Flora Mikula : "Avoir une fille en cuisine était inenvisageable dans certains restaurants"

Que vous évoque la Journée de la Femme ?
J'aimerais qu'elle disparaisse car cela suppose qu'elle est encore nécessaire. J'ai le sentiment que ça met les femmes dans un ghetto, que ça leur porte parfois préjudice.

Comment expliquez-vous le manque de parité en cuisine ? 
C'est moins le cas aujourd'hui car de 15 à 25 ans, les jeunes filles sont de plus en plus présentes en cuisine. C'est après que ça se corse. Elles sont moins nombreuses aux postes de responsabilité. Non pas qu'on ne leur propose pas mais parce qu'il y a une prise de conscience de la vie privée en tant que femme. Soit elles sont capables de tout mener de front, soit elles ont des enfants et préfèrent arrêter. Il y a souvent une réticence de leur part mais peut-être aussi parce qu'elles ne sont pas assez épaulées…

Avez-vous été confrontée au sexisme en cuisine ? 
Je suis entrée à 16 ans en cuisine à une époque où les jeunes filles n'avaient pas leur place. Dans certaines maisons ce n'était même pas envisageable. C'était soi-disant trop dur, trop physique, perturbant. Des aberrations. Pour accéder aux cuisines gastronomiques, j'ai dû partir à Londres. Là-bas, les portes n'étaient pas aussi fermées. De retour en France, j'ai travaillé chez Alain Passard, l'un des rares chefs qui accueillait des femmes. J'avais déjà 24 ans et presque 10 ans de carrière mais il a eu le mérite de me prendre dans sa brigade. En revanche, je n'ai jamais été exposée à la violence. Parce que j'évitais les maisons où cela existait.

Quand on dit qu'une assiette est féminine, ça vous fait plaisir / vous énerve / vous fait ni chaud ni froid ? 
Je ne crois pas que ce soit forcément lié au fait ce soit une femme qui ait fait l'assiette. Pour moi, une assiette féminine dégage quelque chose de coloré, floral avec une touche de générosité et d'instinct. Je crois surtout qu'il y a des assiettes de chef, de personnalité.

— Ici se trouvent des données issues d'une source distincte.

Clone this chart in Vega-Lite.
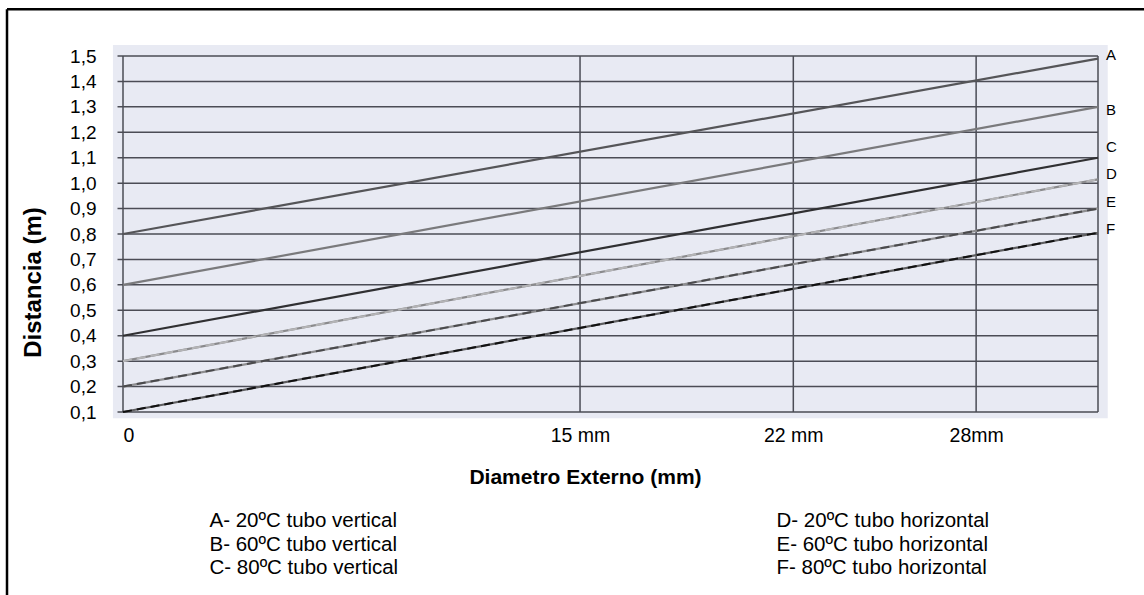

Quelle(s) femme(s) admirez-vous ? 
Il y en a beaucoup mais j'admire tout particulièrement Simone Weil. C'est une femme qui a fait bouger les choses dans un milieu certainement plus misogyne et une période plus rude que maintenant. Parmi les chefs, je n'ai pas de modèle féminin en particulier car j'ai commencé à une époque où les femmes qui officiaient étaient des "filles ou femmes de". Il n'y avait pas de "figure féminine" comme il peut y en avoir aujourd'hui. 

Flora Mikula est chef du restaurant l'Auberge de Flora à Paris.